Electric Semis Pay Zero Fuel Tax And That's a Real Problem

Diesel trucks pay federal and state fuel taxes at every fill. Those taxes fund road maintenance. Electric semis pay nothing at the pump. Oregon's pay-per-mile OReGO program identified a key flaw in flat per-mile fees — without weight adjustment, heavier vehicles actually get favored. That's exactly the wrong outcome when roads are destroyed exponentially more by axle load, not just distance traveled.

YA study from NYU Tandon School of Engineering found that switching to electric trucks could increase road infrastructure damage costs in New York City alone by between 9.19 and 11.71 percent by 2050 and the city is already incurring about $4.16 million in annual damage from oversized trucks today. Multiply that across tens of thousands of miles of interstate and local roads and it becomes a serious national infrastructure conversation.

The Asphalt Industry Alliance estimated road weight damage could require nearly $80,000 in additional spending per mile of local road costs passed on through increased taxes and fees. That bill lands on everyone, not just the fleets running electric trucks.
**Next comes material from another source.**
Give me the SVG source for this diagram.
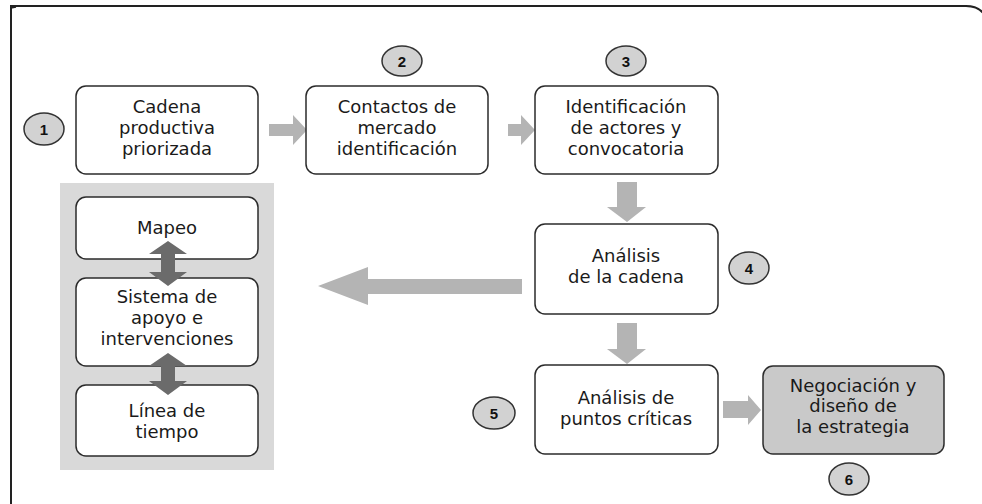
<svg xmlns="http://www.w3.org/2000/svg" width="982" height="504" viewBox="0 0 982 504">
<style>
.box{fill:#fff;stroke:#2b2b2b;stroke-width:1.5}
.gbox{fill:#c9c9c9;stroke:#2b2b2b;stroke-width:1.5}
.num{fill:#d2d2d2;stroke:#333;stroke-width:1.5}
.t{font-family:"DejaVu Sans",sans-serif;font-size:18px;fill:#1a1a1a;text-anchor:middle}
.n{font-family:"Liberation Sans",Arial,sans-serif;font-size:15px;font-weight:bold;fill:#111;text-anchor:middle}
.la{fill:#b4b4b4}
.da{fill:#6b6b6b}
</style>
<rect width="982" height="504" fill="#fff"/>
<path d="M11,504 V6 H966 Q978,6 984,14" fill="none" stroke="#222" stroke-width="2"/>
<path d="M11,8 L16,7" stroke="#222" stroke-width="1.5"/>
<rect id="panel" x="60" y="183" width="214" height="287" fill="#d9d9d9"/>
<g id="connectors">
<polygon class="la" points="269,124 293,124 293,115 307,130 293,145 293,136 269,136"/>
<polygon class="la" points="508,124 521,124 521,115 535,130 521,145 521,136 508,136"/>
<polygon class="la" points="617,182 637,182 637,207 646,207 627,222 607,207 617,207"/>
<polygon class="la" points="617,323 637,323 637,349 646,349 627,364 607,349 617,349"/>
<polygon class="la" points="522,279 368,279 368,267 318,286 368,305 368,294 522,294"/>
<polygon class="la" points="723,401 748,401 748,395 761,410 748,425 748,418 723,418"/>
</g>
<g id="n1"><rect class="box" x="76" y="86" width="182" height="88" rx="10"/>
<text class="t" x="167" y="113">Cadena</text><text class="t" x="167" y="134">productiva</text><text class="t" x="167" y="155">priorizada</text></g>
<g id="n2"><rect class="box" x="306" y="86" width="182" height="88" rx="10"/>
<text class="t" x="397" y="113">Contactos de</text><text class="t" x="397" y="134">mercado</text><text class="t" x="397" y="155">identificación</text></g>
<g id="n3"><rect class="box" x="535" y="86" width="183" height="88" rx="10"/>
<text class="t" x="626" y="113">Identificación</text><text class="t" x="626" y="134">de actores y</text><text class="t" x="626" y="155">convocatoria</text></g>
<g id="n4"><rect class="box" x="535" y="224" width="183" height="90" rx="10"/>
<text class="t" x="626" y="262">Análisis</text><text class="t" x="626" y="283">de la cadena</text></g>
<g id="n5"><rect class="box" x="535" y="365" width="183" height="89" rx="10"/>
<text class="t" x="626" y="404">Análisis de</text><text class="t" x="626" y="425">puntos críticas</text></g>
<g id="n6"><rect class="gbox" x="763" y="366" width="181" height="88" rx="10"/>
<text class="t" x="853" y="392">Negociación y</text><text class="t" x="853" y="412">diseño de</text><text class="t" x="853" y="433">la estrategia</text></g>
<g id="m1"><rect class="box" x="76" y="197" width="182" height="62" rx="10"/>
<text class="t" x="167" y="234">Mapeo</text></g>
<g id="m2"><rect class="box" x="76" y="278" width="182" height="88" rx="10"/>
<text class="t" x="167" y="303">Sistema de</text><text class="t" x="167" y="324">apoyo e</text><text class="t" x="167" y="345">intervenciones</text></g>
<g id="m3"><rect class="box" x="76" y="385" width="182" height="71" rx="10"/>
<text class="t" x="167" y="417">Línea de</text><text class="t" x="167" y="438">tiempo</text></g>
<g id="connectors2">
<polygon class="da" points="168,241 187,254 175,254 175,272 187,272 168,286 149,272 161,272 161,254 149,254"/>
<polygon class="da" points="168,353 187,366 175,366 175,381 187,381 168,395 149,381 161,381 161,366 149,366"/>
</g>
<g id="c1"><ellipse class="num" cx="44" cy="129" rx="20" ry="16"/><text class="n" x="44" y="135">1</text></g>
<g id="c2"><ellipse class="num" cx="402" cy="61" rx="20" ry="15"/><text class="n" x="402" y="67">2</text></g>
<g id="c3"><ellipse class="num" cx="626" cy="61" rx="20" ry="15"/><text class="n" x="626" y="67">3</text></g>
<g id="c4"><ellipse class="num" cx="749" cy="268" rx="20" ry="16"/><text class="n" x="749" y="274">4</text></g>
<g id="c5"><ellipse class="num" cx="494" cy="413" rx="21" ry="16"/><text class="n" x="494" y="419">5</text></g>
<g id="c6"><ellipse class="num" cx="849" cy="479" rx="20" ry="16"/><text class="n" x="849" y="485">6</text></g>
</svg>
But Wait The Semi's Engineering Actually Helps in One Key Way

To be fair, the Tesla Semi's battery placement is genuinely smart. The pack sits below the floor, which drops the center of gravity significantly compared to a diesel truck. Lower center of gravity changes how a vehicle behaves in emergency situations better stability, better handling, less rollover risk. The torque argument is also real. Instant electric torque at any speed is something a diesel drivetrain simply can't match.

"Battery Placement"

What the Industry Actually Needs to Do Right Now

Nobody is saying slow down electric truck adoption. The Tesla Semi's 95% uptime record and 13.5 million real-world miles already prove the technology works. Globally, trucks and buses are about 8% of total vehicles on the road but account for 35% of CO₂ emissions from road transport. Electrifying heavy freight isn't optional if we're serious about climate goals.

The fix isn't to penalize electric fleets it's to build a smarter funding framework. A weight-adjusted per-mile fee that replaces the fuel tax makes sense. Heavier vehicles pay more per mile. Lighter vehicles pay less. The road damage math actually supports this. The policy just hasn't caught up yet.

"Tesla Semi's 95% uptime record"

The Bottom Line — No Diesel Drama, But No Free Lunch Either

The Tesla Semi is one of the most impressive pieces of freight engineering on the road right now. The battery weight is a real engineering challenge and a real policy challenge. Both things can be true. The technology is ready. The road funding framework isn't. Someone's going to have to pay for the wear the question is whether we design a fair system before the bill comes due, or just let it pile up until it becomes a crisis.